I think one of the interesting scenarios that may come up fairly often in marriage is one of the situations that I recently experienced. Not the first time I experienced it, but it is particularly common especially when a husband and wife want to do things differently.
Here’s the scenario, to which you can also think of many different types of scenarios like this.
- There’s something to carry somewhere. The car is parked in the parking lot.
- I want to pull the car around to get it. The wife wants to carry it to the car.
- I start walking without carrying anything saying I’ll pull the car around. The wife in a huff picks up the thing to carry to the car.
- On the way to the car and/or in the car, the wife gets mad because the husband generally is supposed to carry the heavy objects.
This is where you have to understand making a decision and standing on it. I made the decision to bring the car around. If the wife doesn’t want to abide by it, she can, of course, carry said objects herself. However, her complaining about it doesn’t make it right. Her hassling me about carrying it does not force me to carry it either. She is the one who voluntarily wanted to go against my decision; therefore, she bears the consequences of said decision.
A husband should not offer to help his wife in that circumstance where she is not abiding by his decision.
The story ends with me telling my wife that I made the decision to pull the car around. If she wanted to carry it instead of wait for the car, that’s her responsibility and not mine because I already made the decision. I’m not going to go back on what I said and cave to carry it to the car because she didn’t want to abide by my decision.

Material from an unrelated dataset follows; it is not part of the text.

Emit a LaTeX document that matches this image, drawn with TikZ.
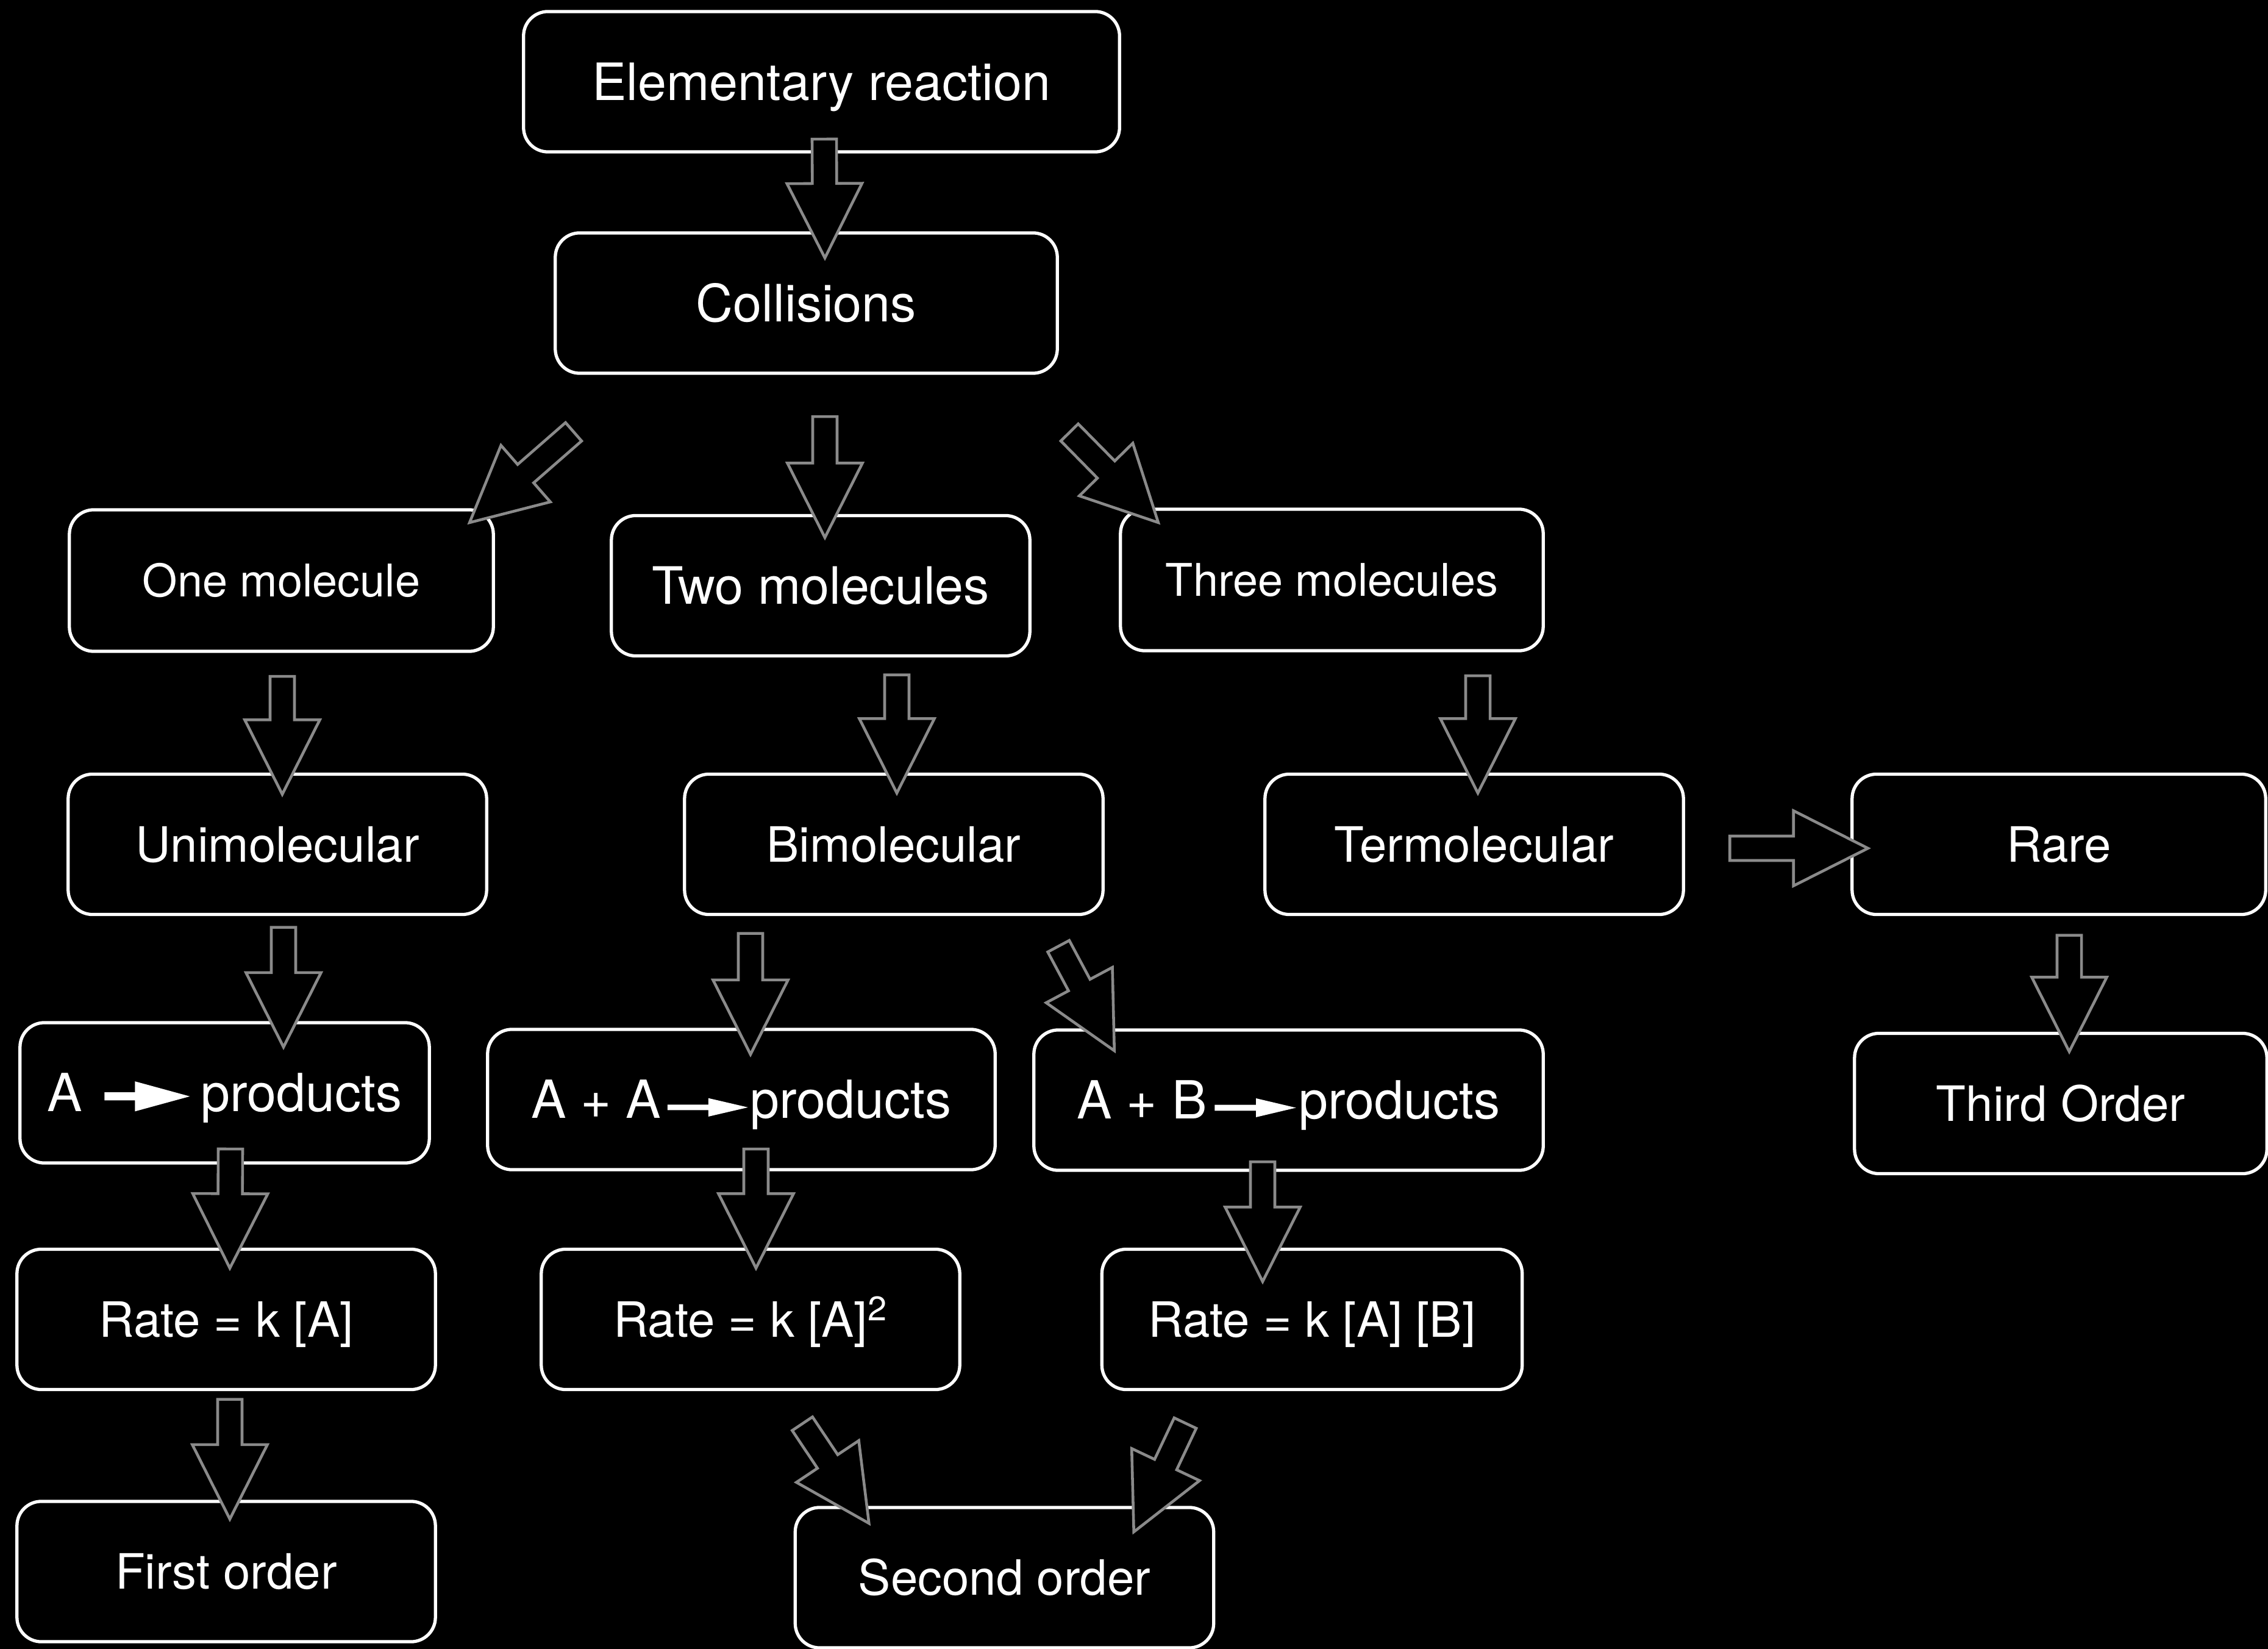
\documentclass[tikz,border=0pt]{standalone}
\usepackage{fontspec}
\setmainfont{TeX Gyre Heros}
\usepackage{tikz}
\usetikzlibrary{calc}

\definecolor{arrowgray}{RGB}{138,138,138}

% small solid arrow inside the reaction boxes: raise, shaft, half thickness, head, half head
\newcommand{\prodarrow}[5]{\tikz[baseline=0pt, sharp corners]\fill[white] (0pt,{#1-#3}) -- ({#2},{#1-#3}) -- ({#2},{#1-#5}) -- ({#2+#4},{#1}) -- ({#2},{#1+#5}) -- ({#2},{#1+#3}) -- (0pt,{#1+#3}) -- cycle;}

\begin{document}
\begin{tikzpicture}[x=0.01cm, y=-0.01cm,
    box/.style={rectangle, draw=white, line width=1.5pt, rounded corners=0.4cm, fill=black,
        text=white, minimum width=6.86cm, minimum height=2.3cm, inner sep=0pt, outer sep=0pt,
        font=\fontsize{22.7}{26}\selectfont, text height=16.25pt, text depth=0pt},
    big/.style={font=\fontsize{24}{28}\selectfont, text height=17.2pt},
    small/.style={font=\fontsize{21}{25}\selectfont, text height=15pt},
    react/.style={font=\fontsize{24.5}{28}\selectfont, text height=17.5pt},
    blk/.style={draw=arrowgray, line width=1.3pt, fill=black, line join=miter,
        to path={(\tikztostart) coordinate (bs) (\tikztotarget) coordinate (bt)
            ($(bt)!1.22cm!(bs)$) coordinate (bh)
            ($(bs)!0.2cm!90:(bt)$) -- ($(bh)!0.2cm!90:(bt)$) -- ($(bh)!0.615cm!90:(bt)$)
            -- (bt) -- ($(bh)!0.615cm!-90:(bt)$) -- ($(bh)!0.2cm!-90:(bt)$)
            -- ($(bs)!0.2cm!-90:(bt)$) -- cycle}}]

    \useasboundingbox (0,0) rectangle (3720,2704);
    \fill[black] (0,0) rectangle (3720,2704);

    % Top
    \node[box, big, minimum width=9.77cm] (ELEM) at (1347.5,134) {Elementary reaction};
    \node[box, big, minimum width=8.23cm] (COLL) at (1322.5,497) {Collisions};

    % Number of molecules
    \node[box, small, minimum width=6.95cm, minimum height=2.32cm] (ONE) at (461.5,952) {One molecule};
    \node[box, big] (TWO) at (1346,960.5) {Two molecules};
    \node[box, small, minimum width=6.93cm, minimum height=2.32cm] (THREE) at (2184.5,951) {Three molecules};

    % Molecularity
    \node[box] (UNI) at (455,1384.5) {Unimolecular};
    \node[box] (BI) at (1466,1384.5) {Bimolecular};
    \node[box] (TER) at (2418,1384.5) {Termolecular};
    \node[box, minimum width=6.78cm] (RARE) at (3377,1384.5) {Rare};

    % Reactions
    \node[box, react, minimum width=6.71cm] (AP) at (368.5,1792) {A\hspace{10.4pt}\prodarrow{7.1pt}{14.2pt}{1.9pt}{25.6pt}{7pt}\hspace{5.2pt}products};
    \node[box, react, minimum width=8.32cm] (AAP) at (1216,1803) {A + A\hspace{3pt}\prodarrow{5.1pt}{19pt}{1.3pt}{18.5pt}{4.3pt}\hspace{1.1pt}products};
    \node[box, react, minimum width=8.35cm] (ABP) at (2113.5,1804) {A + B\hspace{3.6pt}\prodarrow{5.2pt}{19.3pt}{1.4pt}{18.6pt}{4.4pt}\hspace{1.4pt}products};
    \node[box, minimum width=6.76cm] (THIRD) at (3380,1809.5) {Third Order};

    % Rate laws
    \node[box] (RA) at (371,2163.5) {Rate = k [A]};
    \node[box] (RAA) at (1231,2163.5) {Rate = k [A]\textsuperscript{2}};
    \node[box, minimum width=6.89cm] (RAB) at (2152,2163.5) {Rate = k [A] [B]};

    % Order
    \node[box] (FIRST) at (371,2577) {First order};
    \node[box] (SECOND) at (1647.5,2587) {Second order};

    % Block arrows
    \draw[blk] ($(ELEM.south)+(4.5,-21)$) to ($(COLL.north)+(30.5,41)$);
    \draw[blk] ($(COLL.south west)+(30,96)$) to ($(ONE.north east)+(-39,21)$);
    \draw[blk] ($(COLL.south)+(30.5,71)$) to ($(TWO.north)+(7,36)$);
    \draw[blk] ($(COLL.south east)+(20,97)$) to ($(THREE.north west)+(62,22)$);
    \draw[blk] ($(ONE.south)+(1.5,41)$) to ($(UNI.north)+(8,33)$);
    \draw[blk] ($(TWO.south)+(125,31)$) to ($(BI.north)+(5,31)$);
    \draw[blk] ($(THREE.south)+(239.5,41)$) to ($(TER.north)+(6,31)$);
    \draw[blk] ($(TER.east)+(76,6.5)$) to ($(RARE.west)+(26,6.5)$);
    \draw[blk] ($(RARE.south)+(17,34)$) to ($(THIRD.north)+(14,30)$);
    \draw[blk] ($(UNI.south)+(10,21)$) to ($(AP.north)+(96.5,40)$);
    \draw[blk] ($(BI.south)+(-235,31)$) to ($(AAP.north)+(15,41)$);
    \draw[blk] ($(BI.south east)+(-73,52)$) to ($(ABP.north west)+(132,34)$);
    \draw[blk] ($(AP.south)+(9.5,-23)$) to ($(RA.north)+(6,31)$);
    \draw[blk] ($(AAP.south)+(24,-34)$) to ($(RAA.north)+(9,31)$);
    \draw[blk] ($(ABP.south)+(-42.5,-14)$) to ($(RAB.north)+(-81,53)$);
    \draw[blk] ($(RA.south)+(6,16)$) to ($(FIRST.north)+(6,29)$);
    \draw[blk] ($(RAA.south)+(85,56)$) to ($(SECOND.north west)+(121,26)$);
    \draw[blk] ($(RAB.south)+(-208,55)$) to ($(SECOND.north east)+(-131,40)$);
\end{tikzpicture}
\end{document}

Fortunately, my wife is less on the crazy side 2-3/10 and was able to see the logical merits of my decision. And yes, she reads this blog and we’ve talked about where she is on the crazy scale before. This among other things was why I made the decision to marry her.
For the husbands that haven’t been firm on this type of decision making from the start, it is a much, much harder to make a decision like that and stand on it without a wife going crazy about it. However, you have to start somewhere. This is where I diverge from a lot of the so-called secular manosphere thinking that women are like children.
If you don’t treat your wife like an adult who bears responsibility for her decisions, she’s going to keep acting like a child.